On 12/4/18 12:20 AM, Sandra Loosemore wrote:
On 12/3/18 8:23 PM, Martin Sebor wrote:
Last week we agreed to clarify that attribute aligned on a function
can decrease its alignment if it hasn't been previously declared
with one. Attached is this change.
Besides the above, I also mention that the attribute specifies
the alignment of the first instruction of the function (in case
that wasn't obvious) , and that it has no effect in the absence
of a definition.
I wrote some tests to convince myself this actually works as
I expected. Where it does I add those tests to the testsuite
via this patch. Where it doesn't I opened a bug (PR 88345).
Martin
Index: gcc/doc/extend.texi
===================================================================
--- gcc/doc/extend.texi (revision 266766)
+++ gcc/doc/extend.texi (working copy)
@@ -2386,16 +2386,20 @@ and may not be available on all targets.
@itemx aligned (@var{alignment})
@cindex @code{aligned} function attribute
The @code{aligned} attribute specifies a minimum alignment for
-the function, measured in bytes. When specified, @var{alignment} must
-be an integer constant power of 2. Specifying no @var{alignment}
argument
-implies the maximum alignment for the target, which is often, but by no
-means always, 8 or 16 bytes.
+the first instruction of the function, measured in bytes. When
specified,
+@var{alignment} must be an integer constant power of 2. Specifying no
+@var{alignment} argument implies the ideal alignment for the target,
+which is often, but by no means always, 8 or 16 bytes. The attribute
I think you might as well delete the end of the sentence starting with
"which is often...". It adds words but no useful information. (Maybe
it's 8 bytes, maybe it's 16 bytes, maybe it's something else....)

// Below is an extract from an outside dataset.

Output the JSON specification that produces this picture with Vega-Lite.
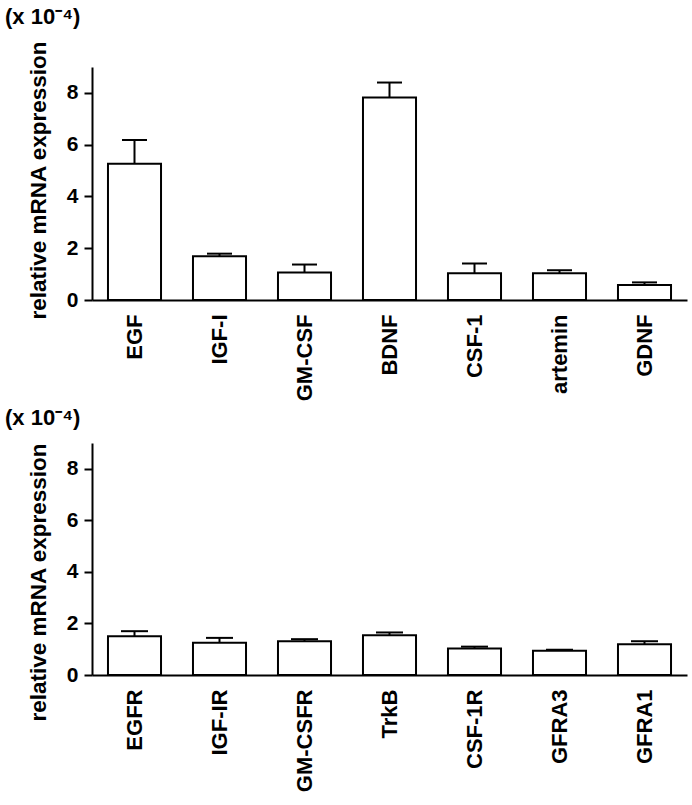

I added those words in r265498. I was hoping to give people
an idea of roughly what they might expect because I couldn't
think of a good way to find out. But since then I realized
that the __alignof__ operator can be used to query this
alignment and I agree that the sentence isn't helpful anymore
(maybe it never really was). I've replaced it with a reference
to __alignof__ instead and checked in r266792.
Martin
+has no effect when a definition for the function is not provided in
+the same translation unit.
-You cannot use this attribute to decrease the alignment of a function,
-only to increase it. However, when you explicitly specify a function
-alignment this overrides the effect of the
-@option{-falign-functions} (@pxref{Optimize Options}) option for this
-function.
+The attribute cannot be used to decrease the alignment of a function
+previously declared with a more restrictive alignment; only to increase
+it. Attempts to do otherwise are diagnosed. Some targets specify
+a minimum default alignment for functions that is greater than 1. On
+such targets, specifying a less restrictive alignment is silently
ignored.
+Using the attribute overrides the effect of the
@option{-falign-functions}
+(@pxref{Optimize Options}) option for this function.
Note that the effectiveness of @code{aligned} attributes may be
limited by inherent limitations in the system linker
This patch is OK with the above nit fixed.